▶ Written exercise: Set down, exactly as written, the lines from the top of the data to the line that holds "import * as d3 from 'd3';", and omit the pictures.

▶ Collected material:
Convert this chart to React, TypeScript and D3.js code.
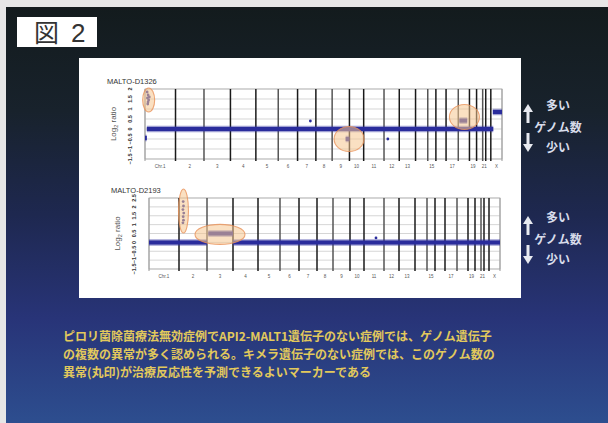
import React from 'react';
import * as d3 from 'd3';

// chromosome order and relative span along the x axis
const chromNames = ['1', '2', '3', '4', '5', '6', '7', '8', '9', '10', '11', '12', '13', '14', '15', '16', '17', '18', '19', '20', '21', '22', 'X'];
const chromSpan = [30, 28, 26, 25, 22, 19, 18, 16, 17, 14, 20, 15, 16, 12, 8, 10, 12, 11, 7, 6, 3, 5, 11];
const labelledChroms = ['1', '2', '3', '4', '5', '6', '7', '8', '9', '10', '11', '12', '13', '15', '17', '19', '21', 'X'];

const topTicks = [-1.5, -1, -0.5, 0, 0.5, 1, 1.5, 2];
const bottomTicks = [-1.5, -1, -0.5, 0, 0.5, 1, 1.5, 2, 2.5];

// [startChrom, startFrac, endChrom, endFrac, log2 ratio]
const topTrack: [string, number, string, number, number][] = [
    ['1', 0, '1', 0.06, -0.45],
    ['1', 0.06, 'X', 0.22, 0],
    ['X', 0.18, 'X', 1, 0.85],
    ['9', 0.78, '9', 1, -0.5],
    ['18', 0.1, '18', 0.8, 0.42],
];
const bottomTrack: [string, number, string, number, number][] = [
    ['1', 0, '2', 1, 0],
    ['3', 0.05, '3', 1, 0.5],
    ['4', 0, 'X', 1, 0],
];

// [chrom, frac, log2 ratio]
const topPoints: [string, number, number][] = [
    ['1', 0.07, 1.85], ['1', 0.1, 1.7], ['1', 0.08, 1.55], ['1', 0.12, 1.45],
    ['1', 0.1, 1.35], ['1', 0.14, 1.6], ['1', 0.09, 1.25],
    ['7', 0.7, 0.4], ['12', 0.25, -0.5],
];
const bottomPoints: [string, number, number][] = [
    ['2', 0.15, 2.3], ['2', 0.16, 2.05], ['2', 0.14, 1.85], ['2', 0.17, 1.65],
    ['2', 0.15, 1.45], ['2', 0.16, 1.25], ['2', 0.14, 1.1],
    ['11', 0.6, 0.25],
];

// circled regions: [chrom, frac, log2 ratio, rx, ry]
const topCircles: [string, number, number, number, number][] = [
    ['1', 0.12, 1.45, 6, 12],
    ['9', 0.98, -0.5, 15, 12.5],
    ['18', 0.55, 0.6, 15, 12.5],
];
const bottomCircles: [string, number, number, number, number][] = [
    ['2', 0.16, 1.77, 5, 22],
    ['3', 0.5, 0.45, 25, 10],
];

const noteLines = [
    'ピロリ菌除菌療法無効症例でAPI2-MALT1遺伝子のない症例では、ゲノム遺伝子',
    'の複数の異常が多く認められる。キメラ遺伝子のない症例では、このゲノム数の',
    '異常(丸印)が治療反応性を予測できるよいマーカーである',
];

const offsets = Array.from(d3.cumsum([0, ...chromSpan]));
const gpos = (c: string, f: number) => {
    const i = chromNames.indexOf(c);
    return offsets[i] + f * chromSpan[i];
};

const jp = '"Noto Sans CJK JP", "Noto Sans", sans-serif';
const sans = 'Arial, "Liberation Sans", sans-serif';

interface GenomeProps {
    title: string;
    x0: number; x1: number; y0: number; y1: number;
    ticks: number[];
    track: [string, number, string, number, number][];
    points: [string, number, number][];
    circles: [string, number, number, number, number][];
}

const GenomePlot: React.FC<GenomeProps> = ({ title, x0, x1, y0, y1, ticks, track, points, circles }) => {
    const x = d3.scaleLinear().domain([0, offsets[offsets.length - 1]]).range([x0, x1]);
    const y = d3.scaleLinear().domain([ticks[0], ticks[ticks.length - 1]]).range([y1, y0]);
    const fmt = d3.format('');

    return (
        <g>
            <text x={x0 - 38} y={y0 - 5} fontSize={7.5} fill="#333" fontFamily={sans}>{title}</text>
            <rect x={x0} y={y0} width={x1 - x0} height={y1 - y0} fill="#fff" stroke="#aaa" strokeWidth={0.8} />
            {ticks.map(t => (
                <line key={t} x1={x0} x2={x1} y1={y(t)} y2={y(t)} stroke="#c4c4c4" strokeWidth={0.7} />
            ))}
            {ticks.map(t => (
                <text key={'l' + t} transform={`translate(${x0 - 13},${y(t)}) rotate(-90)`}
                    textAnchor="middle" fontSize={5.5} fontWeight="bold" fill="#333" fontFamily={sans}>{fmt(t)}</text>
            ))}
            <text transform={`translate(${x0 - 29},${(y0 + y1) / 2}) rotate(-90)`} textAnchor="middle"
                fontSize={8} fill="#555" fontFamily={sans}>Log<tspan fontSize={5.5} dy={1.5}>2</tspan><tspan dy={-1.5}> ratio</tspan></text>
            {offsets.map((o, i) => (
                <line key={'b' + i} x1={x(o)} x2={x(o)} y1={y0} y2={y1 + 2}
                    stroke={i === 0 || i === offsets.length - 1 ? '#999' : (i % 3 === 2 ? '#555' : '#1a1a1a')}
                    strokeWidth={i === 0 || i === offsets.length - 1 ? 1 : 1.5} />
            ))}
            {labelledChroms.map(c => (
                <text key={'c' + c} x={x(gpos(c, 0.5))} y={y1 + 9} textAnchor="middle" fontSize={4.5}
                    fill="#555" fontFamily={sans}>{c === '1' ? 'Chr.1' : c}</text>
            ))}
            {track.map((s, i) => (
                <g key={'s' + i}>
                    <line x1={x(gpos(s[0], s[1]))} x2={x(gpos(s[2], s[3]))} y1={y(s[4])} y2={y(s[4])}
                        stroke="#2c2ea0" strokeWidth={6.5} opacity={0.45} />
                    <line x1={x(gpos(s[0], s[1]))} x2={x(gpos(s[2], s[3]))} y1={y(s[4])} y2={y(s[4])}
                        stroke="#2a2c9c" strokeWidth={4} />
                </g>
            ))}
            {points.map((p, i) => (
                <circle key={'p' + i} cx={x(gpos(p[0], p[1]))} cy={y(p[2])} r={1.4} fill="#2a2c9c" />
            ))}
            {circles.map((c, i) => (
                <ellipse key={'e' + i} cx={x(gpos(c[0], c[1]))} cy={y(c[2])} rx={c[3]} ry={c[4]}
                    fill="#f6c690" fillOpacity={0.55} stroke="#e8925a" strokeWidth={1.1} strokeOpacity={0.8} />
            ))}
        </g>
    );
};

const Legend: React.FC<{ cx: number; cy: number }> = ({ cx, cy }) => (
    <g fontFamily={jp} fontWeight="bold" fontSize={12} fill="#d8dcea">
        <path d={`M${cx - 30},${cy - 24} l-5,8 h3.5 v11 h3 v-11 h3.5 z`} fill="#e8eaf0" />
        <path d={`M${cx - 30},${cy + 24} l-5,-8 h3.5 v-11 h3 v11 h3.5 z`} fill="#e8eaf0" />
        <text x={cx} y={cy - 18} textAnchor="middle">多い</text>
        <text x={cx} y={cy + 4} textAnchor="middle">ゲノム数</text>
        <text x={cx} y={cy + 24} textAnchor="middle">少い</text>
    </g>
);

const App: React.FC = () => {
    const width = 608;
    const height = 423;
    return (
        <svg width={width} height={height} style={{ position: 'absolute', left: 0, top: 0, display: 'block' }}>
            <defs>
                <linearGradient id="bg" x1="0" y1="0" x2="0" y2="1">
                    <stop offset="0" stopColor="#131b1d" />
                    <stop offset="0.25" stopColor="#18222c" />
                    <stop offset="0.5" stopColor="#1e2850" />
                    <stop offset="0.75" stopColor="#283478" />
                    <stop offset="1" stopColor="#2d4e8f" />
                </linearGradient>
            </defs>
            <rect width={width} height={height} fill="#e6e6e6" />
            <rect x={6} y={7} width={width - 6} height={height - 7} fill="url(#bg)" />
            <rect x={17} y={17} width={80} height={30} fill="#fff" />
            <text x={34} y={42} fontSize={25} fill="#333" fontFamily={jp}>図</text>
            <text x={71} y={42} fontSize={26} fill="#333" fontFamily={sans}>2</text>
            <rect x={79} y={58} width={442} height={240} fill="#fff" />
            <GenomePlot title="MALTO-D1326" x0={145} x1={502} y0={89} y1={159}
                ticks={topTicks} track={topTrack} points={topPoints} circles={topCircles} />
            <GenomePlot title="MALTO-D2193" x0={149} x1={500} y0={198} y1={269}
                ticks={bottomTicks} track={bottomTrack} points={bottomPoints} circles={bottomCircles} />
            <Legend cx={558} cy={128} />
            <Legend cx={558} cy={240} />
            <g fontFamily={jp} fontWeight="bold" fontSize={12} fill="#e2c95c">
                {noteLines.map((l, i) => (
                    <text key={i} x={63} y={341 + i * 18}>{l}</text>
                ))}
            </g>
        </svg>
    );
};

export default App;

▶ Result:
Convert this chart to React, TypeScript and D3.js code.
import React from 'react';
import * as d3 from 'd3';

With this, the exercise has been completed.